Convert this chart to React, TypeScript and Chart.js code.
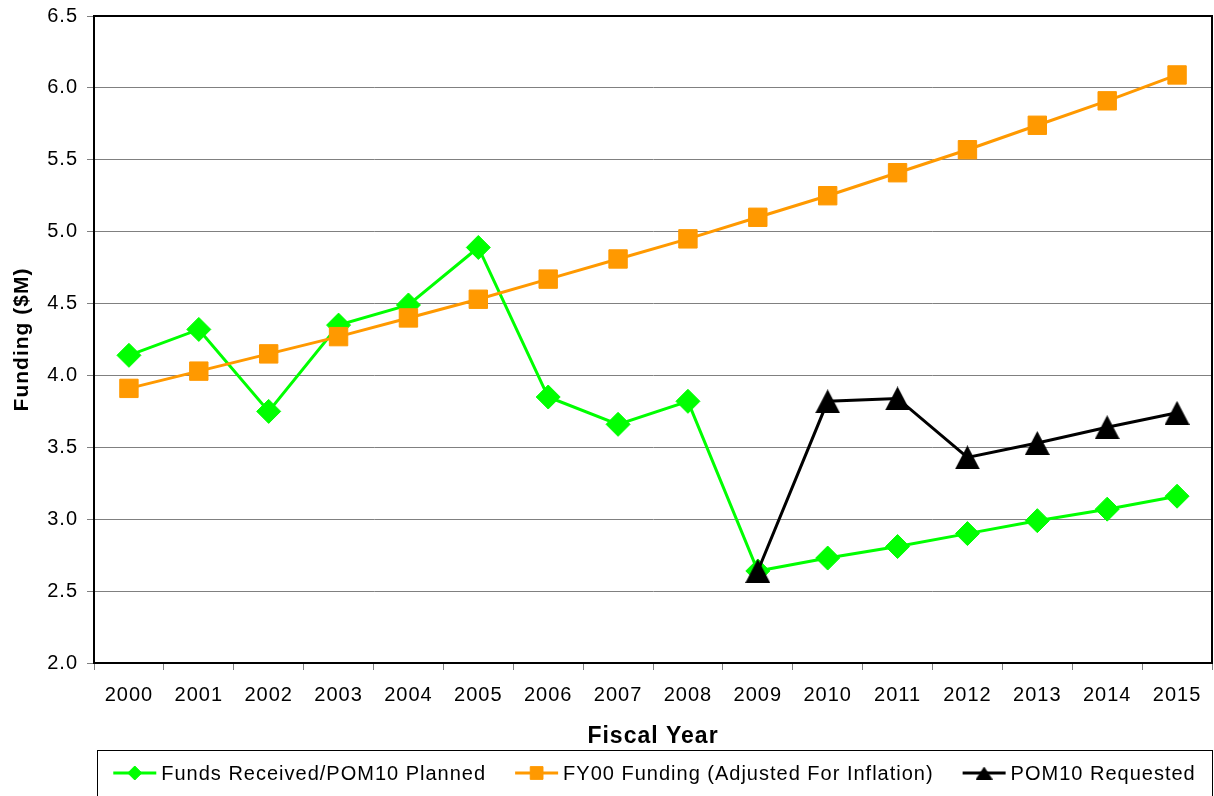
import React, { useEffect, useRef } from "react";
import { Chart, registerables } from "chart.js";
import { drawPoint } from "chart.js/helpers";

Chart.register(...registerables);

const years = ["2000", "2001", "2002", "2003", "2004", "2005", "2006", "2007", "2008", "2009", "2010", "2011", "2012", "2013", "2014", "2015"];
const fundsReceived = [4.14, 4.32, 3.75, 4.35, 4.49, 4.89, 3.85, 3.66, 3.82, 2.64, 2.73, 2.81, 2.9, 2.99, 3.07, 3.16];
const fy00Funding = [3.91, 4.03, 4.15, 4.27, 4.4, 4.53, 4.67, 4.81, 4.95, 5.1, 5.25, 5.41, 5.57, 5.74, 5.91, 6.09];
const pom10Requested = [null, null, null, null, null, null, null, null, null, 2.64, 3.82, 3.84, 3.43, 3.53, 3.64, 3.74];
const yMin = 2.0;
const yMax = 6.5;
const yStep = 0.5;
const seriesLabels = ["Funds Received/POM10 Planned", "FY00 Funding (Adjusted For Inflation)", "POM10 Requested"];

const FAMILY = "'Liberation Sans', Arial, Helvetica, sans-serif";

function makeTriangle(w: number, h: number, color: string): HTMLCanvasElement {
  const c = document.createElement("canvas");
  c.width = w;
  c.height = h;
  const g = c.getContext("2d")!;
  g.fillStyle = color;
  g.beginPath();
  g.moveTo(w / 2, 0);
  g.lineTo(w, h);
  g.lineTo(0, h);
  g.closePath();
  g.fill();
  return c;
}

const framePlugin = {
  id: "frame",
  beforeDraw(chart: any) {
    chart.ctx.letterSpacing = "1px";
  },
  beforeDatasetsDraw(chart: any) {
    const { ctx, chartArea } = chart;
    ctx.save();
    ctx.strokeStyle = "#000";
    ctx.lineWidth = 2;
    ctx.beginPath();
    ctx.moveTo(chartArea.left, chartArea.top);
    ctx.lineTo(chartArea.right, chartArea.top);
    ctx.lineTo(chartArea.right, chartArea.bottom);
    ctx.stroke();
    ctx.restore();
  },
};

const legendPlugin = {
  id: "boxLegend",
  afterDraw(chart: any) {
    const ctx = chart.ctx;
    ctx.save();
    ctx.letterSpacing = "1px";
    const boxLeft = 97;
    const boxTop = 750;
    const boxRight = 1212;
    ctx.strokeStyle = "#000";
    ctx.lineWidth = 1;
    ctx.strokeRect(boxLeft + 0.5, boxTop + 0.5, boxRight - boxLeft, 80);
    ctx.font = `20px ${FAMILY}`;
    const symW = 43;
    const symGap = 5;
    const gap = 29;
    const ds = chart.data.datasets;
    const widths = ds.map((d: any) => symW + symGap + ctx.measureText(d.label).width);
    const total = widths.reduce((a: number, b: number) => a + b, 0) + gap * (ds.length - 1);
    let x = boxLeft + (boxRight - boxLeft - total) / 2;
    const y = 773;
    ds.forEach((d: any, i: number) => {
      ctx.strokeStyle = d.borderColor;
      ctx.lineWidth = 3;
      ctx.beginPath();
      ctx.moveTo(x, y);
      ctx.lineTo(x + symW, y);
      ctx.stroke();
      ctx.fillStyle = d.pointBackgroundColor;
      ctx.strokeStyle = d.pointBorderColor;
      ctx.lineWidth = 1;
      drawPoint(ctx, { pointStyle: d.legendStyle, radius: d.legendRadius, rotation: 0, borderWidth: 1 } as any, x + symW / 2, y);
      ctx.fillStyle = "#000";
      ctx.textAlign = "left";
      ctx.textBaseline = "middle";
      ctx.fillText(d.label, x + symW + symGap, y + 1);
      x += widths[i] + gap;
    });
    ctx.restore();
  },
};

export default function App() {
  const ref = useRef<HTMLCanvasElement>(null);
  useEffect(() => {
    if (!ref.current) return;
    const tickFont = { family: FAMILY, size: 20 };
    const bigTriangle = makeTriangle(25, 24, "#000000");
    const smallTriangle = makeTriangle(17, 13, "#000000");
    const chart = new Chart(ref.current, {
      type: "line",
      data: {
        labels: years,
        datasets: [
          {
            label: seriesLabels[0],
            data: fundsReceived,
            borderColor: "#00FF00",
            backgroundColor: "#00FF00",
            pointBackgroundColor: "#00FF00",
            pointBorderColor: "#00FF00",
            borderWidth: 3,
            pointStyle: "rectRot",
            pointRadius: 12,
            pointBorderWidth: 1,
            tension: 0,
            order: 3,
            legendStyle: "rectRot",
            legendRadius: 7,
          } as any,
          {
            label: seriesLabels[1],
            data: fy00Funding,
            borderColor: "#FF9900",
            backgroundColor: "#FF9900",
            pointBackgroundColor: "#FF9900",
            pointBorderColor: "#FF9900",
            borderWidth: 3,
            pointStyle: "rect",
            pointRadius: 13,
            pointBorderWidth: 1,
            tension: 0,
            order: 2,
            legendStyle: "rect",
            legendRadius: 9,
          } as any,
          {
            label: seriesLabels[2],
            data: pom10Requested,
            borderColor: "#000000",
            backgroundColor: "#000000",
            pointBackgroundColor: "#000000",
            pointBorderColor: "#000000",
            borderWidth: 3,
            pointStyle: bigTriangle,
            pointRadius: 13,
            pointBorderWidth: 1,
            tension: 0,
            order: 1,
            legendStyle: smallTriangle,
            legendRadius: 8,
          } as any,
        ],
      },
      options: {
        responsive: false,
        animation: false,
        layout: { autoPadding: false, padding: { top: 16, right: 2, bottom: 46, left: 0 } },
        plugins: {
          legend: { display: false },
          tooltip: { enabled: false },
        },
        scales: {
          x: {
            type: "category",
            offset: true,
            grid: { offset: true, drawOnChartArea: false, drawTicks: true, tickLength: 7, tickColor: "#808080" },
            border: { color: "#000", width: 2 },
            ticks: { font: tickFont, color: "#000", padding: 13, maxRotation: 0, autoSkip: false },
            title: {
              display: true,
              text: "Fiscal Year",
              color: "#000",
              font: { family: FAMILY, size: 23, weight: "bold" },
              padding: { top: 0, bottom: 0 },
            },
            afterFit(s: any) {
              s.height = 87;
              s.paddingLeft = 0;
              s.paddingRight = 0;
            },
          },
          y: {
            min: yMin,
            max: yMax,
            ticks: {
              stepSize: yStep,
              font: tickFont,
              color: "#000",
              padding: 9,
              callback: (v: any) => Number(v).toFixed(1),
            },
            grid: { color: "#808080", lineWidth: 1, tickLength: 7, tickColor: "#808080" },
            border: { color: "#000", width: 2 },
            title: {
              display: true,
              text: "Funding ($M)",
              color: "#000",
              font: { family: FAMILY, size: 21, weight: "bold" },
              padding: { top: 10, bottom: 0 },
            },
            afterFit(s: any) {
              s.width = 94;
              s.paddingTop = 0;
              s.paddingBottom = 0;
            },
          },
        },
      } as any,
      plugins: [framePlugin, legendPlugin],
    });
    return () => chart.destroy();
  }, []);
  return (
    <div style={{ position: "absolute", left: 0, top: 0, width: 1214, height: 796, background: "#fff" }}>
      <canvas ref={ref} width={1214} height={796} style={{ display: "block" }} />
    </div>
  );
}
-=-=-=-=-
Leave the pictures out and reproduce exactly the lines from the top of the listing above through the line with "Chart.register(...registerables);".

Convert this chart to React, TypeScript and Chart.js code.
import React, { useEffect, useRef } from "react";
import { Chart, registerables } from "chart.js";
import { drawPoint } from "chart.js/helpers";

Chart.register(...registerables);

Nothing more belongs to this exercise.